As a downside, the starting MSRP begins a couple thousand higher than the Eclipse, and the benefits have to be measured in detail to really notice them.
7. 2022 Mitsubishi Mirage
A hatchback is not quite a crossover, but it gets some of the core features that drivers want from a household vehicle, like larger cargo areas with decent mileage. You won’t get the same performance as a crossover, but it’s hard to notice unless you go off-roading.
The Mirage is considerably cheaper than the Eclipse Cross, but you still get 86.2 cubic feet and 5 seats for passengers with a healthy 17.1 cubic feet in the cargo space.
Fuel economy on the Mirage comes close to the hybrid crossovers at 36 mpg in the city and 43 mpg on the highway.
8. 2022 Audi Q5
Most other vehicles on this list are near the Eclipse’s starting MSRP, but the Q5 is solidly into the luxury SUV price range.
Even the basic trim is almost double the cost of the Eclipse, but the price looks reasonable once you consider the 4,400 pounds of towing capacity and a blistering 5.7 seconds for its 0 to 60 time.
Fuel economy does drop a bit, but it’s still workable at 23 in the city and 29 on the highway. Whether or not the price sends you running from the Q5, it helps highlight the performance and features that the less expensive crossovers are missing.
9. 2022 Ford Explorer
The Ford Explorer is a solid example of the mid-sized SUV market for 2022. Passenger seating goes up to 7, and the interior volume expands out to 152.7 cubic feet.
The fuel economy is much better than you might expect with 27 mpg city and 28 highway, so many crossovers and mid-sized SUVs will get comparable mileage in the city.

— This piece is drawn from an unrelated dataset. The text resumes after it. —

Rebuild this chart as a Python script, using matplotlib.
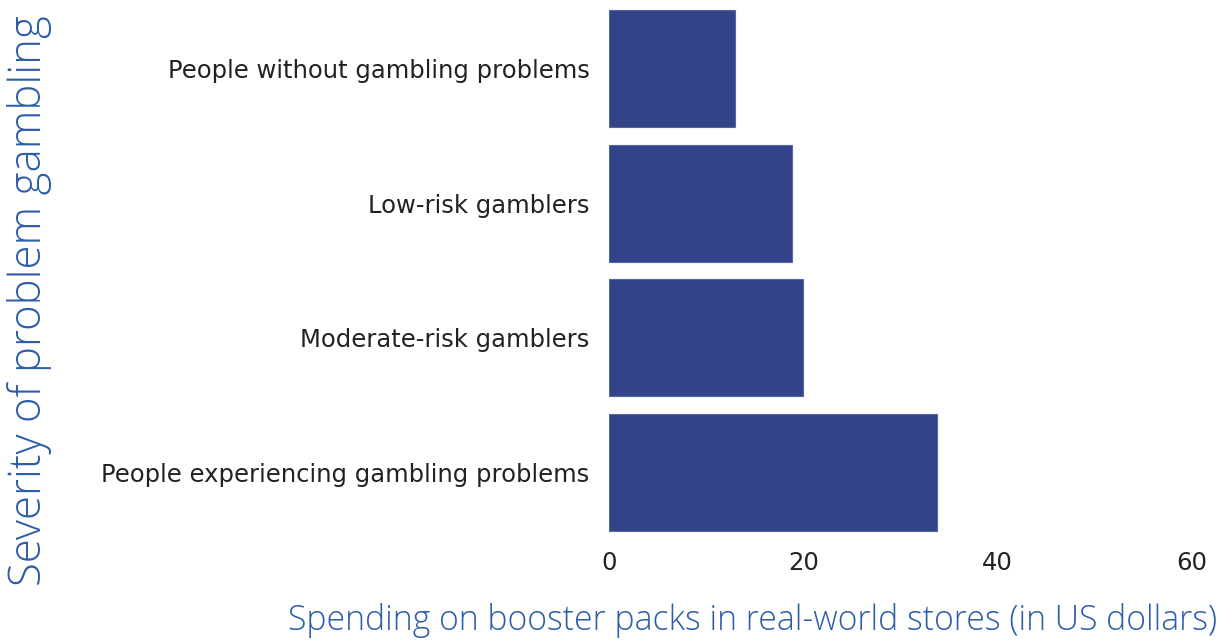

It’s still pricier than entry crossovers to start with, but it’s not nearly as expensive as the luxury models.
If the idea of taking 8 to 9 seconds to hit 60 while barely being able to drag the riding mower seems awful, consider bumping up in tiers to get a better fit for your needs before splurging on an over-engineered crossover that still doesn’t match up to 5,000 pounds of towing and a 5.9 second 0-to-60 time.